FAQs on Divorce Proceedings in Texas

Is an affirmative defense the same as a defense?

No, an affirmative defense and a defense are not the same. A defense is a general response to a legal claim, while an affirmative defense is a specific type of defense that requires the defendant to present evidence to prove their claim.

What can be used against you in a divorce in Texas?

In Texas, evidence of adultery, cruelty, felony, abandonment, living apart, and confinement in a mental hospital can be used against a person in divorce proceedings.

How do you prove cruelty in a divorce in Texas?

Proving cruelty in a Texas divorce usually requires testimonies, medical records, photographs, communication records, or evidence of emotional or physical abuse.
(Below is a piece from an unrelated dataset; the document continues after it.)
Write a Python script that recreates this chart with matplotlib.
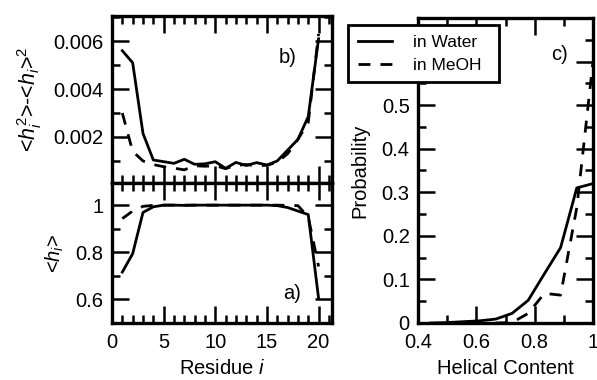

What am I entitled to if I divorce my husband in Texas?

In Texas, a spouse is entitled to an equitable distribution of community property, which may include properties acquired during the marriage, joint bank accounts, and other shared assets.
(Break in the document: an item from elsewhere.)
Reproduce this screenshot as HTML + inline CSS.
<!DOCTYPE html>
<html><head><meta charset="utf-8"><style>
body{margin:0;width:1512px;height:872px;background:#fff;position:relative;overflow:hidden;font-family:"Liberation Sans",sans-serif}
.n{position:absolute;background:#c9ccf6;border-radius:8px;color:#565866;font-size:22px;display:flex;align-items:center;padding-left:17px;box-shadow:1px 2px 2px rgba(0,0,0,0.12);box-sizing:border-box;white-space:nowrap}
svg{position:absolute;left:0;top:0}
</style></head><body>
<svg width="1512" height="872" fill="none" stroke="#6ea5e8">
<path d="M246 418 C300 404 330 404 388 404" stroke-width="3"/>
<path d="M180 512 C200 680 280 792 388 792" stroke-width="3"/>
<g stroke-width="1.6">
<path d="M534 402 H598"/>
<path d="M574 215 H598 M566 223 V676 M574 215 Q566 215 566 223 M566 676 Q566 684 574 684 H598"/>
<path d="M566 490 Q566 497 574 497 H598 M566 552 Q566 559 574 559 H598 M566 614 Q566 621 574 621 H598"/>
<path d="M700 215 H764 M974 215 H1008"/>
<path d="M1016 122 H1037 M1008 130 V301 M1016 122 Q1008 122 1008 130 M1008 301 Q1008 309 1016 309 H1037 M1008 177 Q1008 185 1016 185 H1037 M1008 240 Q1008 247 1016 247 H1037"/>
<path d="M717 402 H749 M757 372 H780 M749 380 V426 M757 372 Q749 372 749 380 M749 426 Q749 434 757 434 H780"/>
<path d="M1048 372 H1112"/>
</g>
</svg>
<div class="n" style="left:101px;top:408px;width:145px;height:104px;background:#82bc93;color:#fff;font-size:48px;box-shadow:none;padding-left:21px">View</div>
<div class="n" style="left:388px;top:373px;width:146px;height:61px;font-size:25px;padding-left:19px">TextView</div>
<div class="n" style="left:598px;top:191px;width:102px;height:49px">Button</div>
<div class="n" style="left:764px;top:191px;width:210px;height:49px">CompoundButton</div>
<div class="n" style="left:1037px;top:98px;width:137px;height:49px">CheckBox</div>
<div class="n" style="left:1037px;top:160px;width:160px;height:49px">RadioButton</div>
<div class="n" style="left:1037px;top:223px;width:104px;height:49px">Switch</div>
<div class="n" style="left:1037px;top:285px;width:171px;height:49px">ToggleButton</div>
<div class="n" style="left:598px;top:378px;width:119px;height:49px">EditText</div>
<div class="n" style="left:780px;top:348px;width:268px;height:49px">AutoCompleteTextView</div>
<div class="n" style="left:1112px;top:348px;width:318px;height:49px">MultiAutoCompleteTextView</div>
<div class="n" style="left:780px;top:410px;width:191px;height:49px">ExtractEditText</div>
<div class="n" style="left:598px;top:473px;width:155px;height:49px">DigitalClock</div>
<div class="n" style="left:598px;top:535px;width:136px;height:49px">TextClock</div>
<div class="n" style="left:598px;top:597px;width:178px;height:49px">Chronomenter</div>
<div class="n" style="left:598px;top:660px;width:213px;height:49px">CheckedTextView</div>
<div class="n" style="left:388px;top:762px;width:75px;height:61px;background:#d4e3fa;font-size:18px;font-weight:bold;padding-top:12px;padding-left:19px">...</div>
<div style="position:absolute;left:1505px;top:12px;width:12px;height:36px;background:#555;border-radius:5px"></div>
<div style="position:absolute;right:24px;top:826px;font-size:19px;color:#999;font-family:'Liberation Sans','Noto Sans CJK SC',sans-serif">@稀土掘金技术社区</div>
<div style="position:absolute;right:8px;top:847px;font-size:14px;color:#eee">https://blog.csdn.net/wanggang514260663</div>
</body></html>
Do I need a lawyer for an uncontested divorce in Texas?

While not mandatory, it’s advisable to consult a lawyer for an uncontested divorce in Texas to ensure all legal formalities are correctly handled and to protect your interests.
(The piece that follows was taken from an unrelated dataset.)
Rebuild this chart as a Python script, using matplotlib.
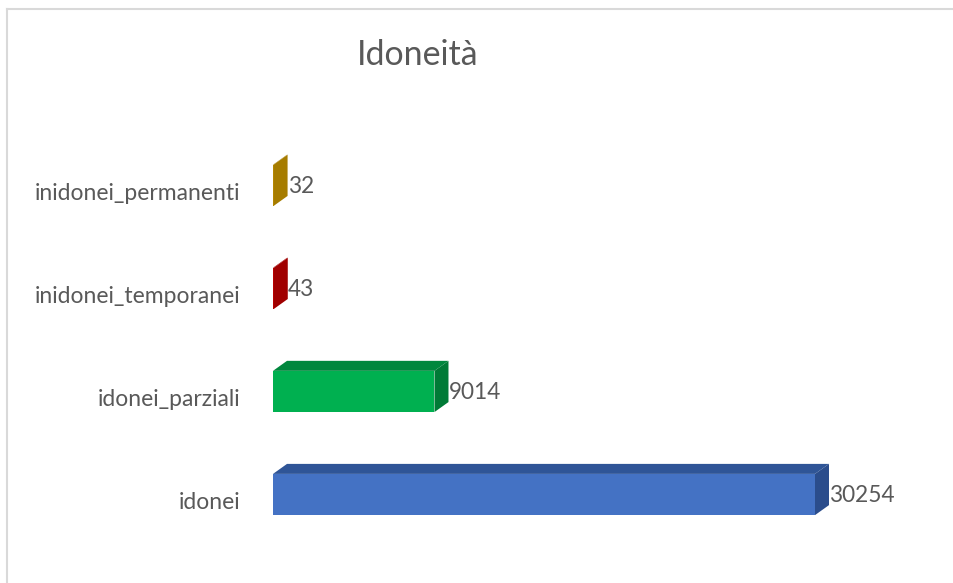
import numpy as np
import matplotlib.pyplot as plt
from matplotlib.patches import Polygon
from matplotlib.lines import Line2D

categories = ['idonei', 'idonei_parziali', 'inidonei_temporanei', 'inidonei_permanenti']
values = [30254, 9014, 43, 32]
front_colors = ['#4472C4', '#00B050', '#C00000', '#BF9000']
top_colors = ['#2F5597', '#00873D', '#A00000', '#A67C00']
side_colors = ['#2B4D8C', '#007A36', '#A00000', '#A67C00']

plt.rcParams['font.family'] = ['Lato', 'DejaVu Sans']

W, H = 954, 583
fig = plt.figure(figsize=(W / 100, H / 100), dpi=100)

# axes placed in pixel terms
ax_l, ax_r = 273, 873
ax_top, ax_bot = 140, 545
ax = fig.add_axes([ax_l / W, 1 - ax_bot / H, (ax_r - ax_l) / W, (ax_bot - ax_top) / H])
xmax = max(values) * (ax_r - ax_l) / 542
ax.set_xlim(0, xmax)
ax.set_ylim(-0.49, 3.44)
ax.axis('off')

# 3D depth offset (pixels -> data)
dx_px, dy_px = 14, 10
dx = dx_px * xmax / (ax_r - ax_l)
dy = dy_px * (3.44 + 0.49) / (ax_bot - ax_top)
h = 0.4
ypos = np.arange(len(categories))

ax.barh(ypos, values, height=h, color=front_colors, zorder=2)
for y, v, tc, sc in zip(ypos, values, top_colors, side_colors):
    top = [(0, y + h / 2), (v, y + h / 2), (v + dx, y + h / 2 + dy), (dx, y + h / 2 + dy)]
    side = [(v, y - h / 2), (v + dx, y - h / 2 + dy), (v + dx, y + h / 2 + dy), (v, y + h / 2)]
    ax.add_patch(Polygon(top, closed=True, color=tc, zorder=3, lw=0))
    ax.add_patch(Polygon(side, closed=True, color=sc, zorder=3, lw=0))
    ax.text(v + dx, y - 0.01, str(v), va='center', ha='left',
            fontsize=16.3, color='#595959')

for y, c in zip(ypos, categories):
    ax.text(-33 * xmax / (ax_r - ax_l), y - 0.08, c, va='center', ha='right',
            fontsize=16.5, color='#595959')

fig.text(418 / W, 1 - 55 / H, 'Idoneità', ha='center', va='center',
         fontsize=24.4, color='#595959')

# chart area border (top and left visible)
fig.add_artist(Line2D([7 / W, 1], [1 - 9 / H, 1 - 9 / H], color='#D9D9D9', lw=1.5))
fig.add_artist(Line2D([7 / W, 7 / W], [0, 1 - 9 / H], color='#D9D9D9', lw=1.5))

fig.savefig('out.png', dpi=100)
Can text messages be used to prove adultery?

Yes, text messages can be used as evidence to prove adultery, especially if they contain explicit or implicit content that shows an extramarital relationship.

Are text messages admissible in court in Texas?

Yes, in Texas, text messages can be admissible in court if they’re relevant to the case, authenticated, and meet other evidentiary requirements.

Can you sue for emotional distress in divorce in Texas?

In Texas, while you cannot sue for emotional distress specifically due to divorce, you might have a claim if the distress was caused by intentional or negligent actions of the other party beyond usual marital disputes.

What is mental cruelty in divorce?

Mental cruelty in divorce refers to behavior by one spouse that causes severe anxiety, distress, or emotional trauma to the other, making continued cohabitation untenable.